September 11, 2018 07:11:55
Victim support groups are calling for the NSW Director of Public Prosecutions to appeal against the sentence of a woman who had sex with five schoolboys under her care, arguing it was too lenient and she should be in jail.
The 25-year-old former boarding house duty mistress at The Armidale School in northern NSW admitted to having sex with students aged between 15 and 17 after inviting them to her room in late 2014 and 2015.
She was handed a two-year suspended sentence on Monday for six counts of sexual intercourse with a person under her care and three counts of aggravated sexual intercourse.
She walked free from the court having already served 14-and-a-half months in custody while awaiting court proceedings.
Bravehearts founder Hetty Johnston said the sentence “defies any kind of logic” and should be appealed immediately.
“We want the DPP to appeal this sentence because it’s manifestly inadequately [and] it appears to be based on gender and not on the laws which have been broken,” she said.
The woman’s barrister told the NSW District Court that she had been under duress at the time of the offences because of the threat that the students would report her if she stopped having sex with them.
However, Ms Johnston said this amounted to “victim blaming”.
“If it was a male in the same situation they would have got a much harsher sentence,” she said.
“We need to take the gender out of this and look at the behaviour.”
Ms Johnston said male and female offending needed to be treated the same.
“We can’t say that it’s less an offence if it’s a female with a boy than it is if it’s a male with a girl — it defies any kind of logic,” she said.
“We have to send a really clear message about adults that have sex with young people and children.
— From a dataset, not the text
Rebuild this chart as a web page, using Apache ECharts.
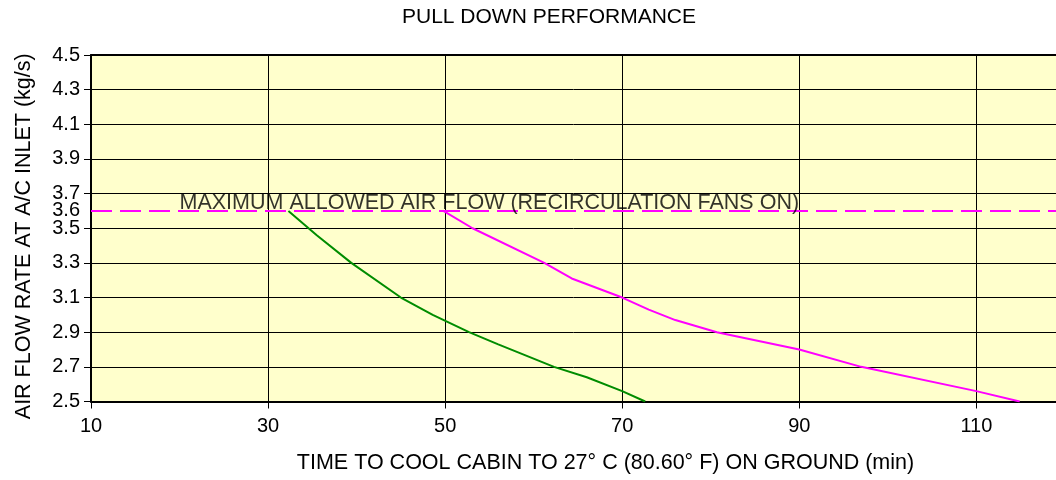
<!DOCTYPE html>
<html>
<head>
<meta charset="utf-8">
<script src="https://cdn.jsdelivr.net/npm/echarts@6/dist/echarts.min.js"></script>
<style>html,body{margin:0;padding:0;background:#fff}#c{width:1056px;height:480px}</style>
</head>
<body>
<div id="c"></div>
<script>
// ---- data ----
const titleText = 'PULL DOWN PERFORMANCE';
const xAxisTitle = 'TIME TO COOL CABIN TO 27\u00B0 C (80.60\u00B0 F) ON GROUND (min)';
const yAxisTitle = 'AIR FLOW RATE AT A/C INLET (kg/s)';
const xTickLabels = [10, 30, 50, 70, 90, 110];
const yTickLabels = [2.5, 2.7, 2.9, 3.1, 3.3, 3.5, 3.6, 3.7, 3.9, 4.1, 4.3, 4.5];
const xRange = [10, 119.0];
const yRange = [2.5, 4.5];

const greenTime = [32.3, 35.5, 39.4, 45.0, 48.6, 52.7, 56.0, 62.3, 66.0, 70.0, 72.6];
const greenFlow = [3.60, 3.46, 3.30, 3.10, 3.00, 2.90, 2.83, 2.70, 2.64, 2.56, 2.50];

const magentaTime = [49.8, 53.1, 61.2, 64.3, 70.0, 73.0, 76.0, 80.7, 90.0, 97.0, 110.0, 114.9];
const magentaFlow = [3.60, 3.50, 3.30, 3.21, 3.10, 3.03, 2.97, 2.90, 2.80, 2.70, 2.56, 2.50];

const maxFlow = 3.6;
const maxFlowLabel = 'MAXIMUM ALLOWED AIR FLOW (RECIRCULATION FANS ON)';
const maxFlowLabelTime = 20;

// ---- chart ----
const FONT = '"Liberation Sans", Arial, Helvetica, sans-serif';
const zip = (a, b) => a.map((v, i) => [v, b[i]]);

const chart = echarts.init(document.getElementById('c'), null, {renderer: 'canvas'});
chart.setOption({
  animation: false,
  backgroundColor: '#ffffff',
  textStyle: {fontFamily: FONT},
  title: {
    text: titleText, left: 402, top: 7, padding: 0,
    textStyle: {fontFamily: FONT, fontSize: 21, fontWeight: 'normal', color: '#000'}
  },
  grid: {left: 91, right: -2, top: 55, bottom: 78.5, show: true, backgroundColor: '#ffffcc', borderWidth: 0},
  xAxis: [{
    type: 'value', min: xRange[0], max: xRange[1], interval: 20,
    name: xAxisTitle, nameLocation: 'middle', nameGap: 51,
    nameTextStyle: {fontFamily: FONT, fontSize: 21.5, color: '#000', padding: [0, 0, 0, 64]},
    axisLine: {show: true, onZero: false, lineStyle: {color: '#000', width: 2}},
    axisTick: {show: true, length: 7, lineStyle: {color: '#000', width: 1}, customValues: xTickLabels},
    axisLabel: {color: '#000', fontSize: 20, fontFamily: FONT, margin: 15, customValues: xTickLabels},
    splitLine: {show: true, lineStyle: {color: '#000', width: 1}}
  }, {
    type: 'value', position: 'top', min: xRange[0], max: xRange[1],
    axisLine: {show: true, lineStyle: {color: '#000', width: 2}},
    axisTick: {show: false}, axisLabel: {show: false}, splitLine: {show: false}
  }],
  yAxis: {
    type: 'value', min: yRange[0], max: yRange[1], interval: 0.2,
    name: yAxisTitle, nameLocation: 'middle', nameGap: 56, nameRotate: 90,
    nameTextStyle: {fontFamily: FONT, fontSize: 21.5, color: '#000', padding: [0, 16, 0, 0]},
    axisLine: {show: true, onZero: false, lineStyle: {color: '#000', width: 2}},
    axisTick: {show: true, length: 7, lineStyle: {color: '#000', width: 1}},
    axisLabel: {color: '#000', fontSize: 20, fontFamily: FONT, margin: 11,
      customValues: yTickLabels, formatter: v => v.toFixed(1)},
    splitLine: {show: true, lineStyle: {color: '#000', width: 1}}
  },
  series: [
    {
      type: 'line', data: zip(greenTime, greenFlow), symbol: 'none',
      lineStyle: {color: '#008c00', width: 2}, z: 4
    },
    {
      type: 'line', data: zip(magentaTime, magentaFlow), symbol: 'none',
      lineStyle: {color: '#ff00ff', width: 2}, z: 4
    },
    {
      type: 'line', data: [[xRange[0], maxFlow], [xRange[1], maxFlow]], symbol: 'none',
      lineStyle: {color: '#ff00ff', width: 2, type: [21, 8]}, z: 3
    },
    {
      type: 'scatter', data: [[maxFlowLabelTime, maxFlow]], symbolSize: 0, z: 5,
      label: {show: true, position: 'top', align: 'left', distance: -3,
        formatter: maxFlowLabel, color: '#000', textBorderWidth: 0,
        fontSize: 21.5, fontFamily: FONT}
    }
  ]
});
</script>
</body>
</html>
It’s not okay under any circumstance ever and if you do it you can expect to go to jail.
“I have no doubt that if it was a man in the same circumstances he would be in jail.”
Sentence not appropriate for the crime
Act for Kids ambassador Sascha Chandler said he was shocked by the lenience of the sentence.
“I think the judge has actually used the word lenient several times in summing up [but] I think it’s more than lenient, it’s irresponsible,” he said.
Mr Chandler, who was abused by a volunteer cadet officer at Sydney’s Barker College in the early 1990s, also questioned whether the woman was given a lighter sentence due to her sex.
He also called for the DPP to appeal against the sentence because it set a “dangerous precedent”.
“At the end of the day we had somebody here who was in authority over a child … it should never have occurred and the sentence should be appropriate and I don’t think a suspended sentence for a crime like that is appropriate.”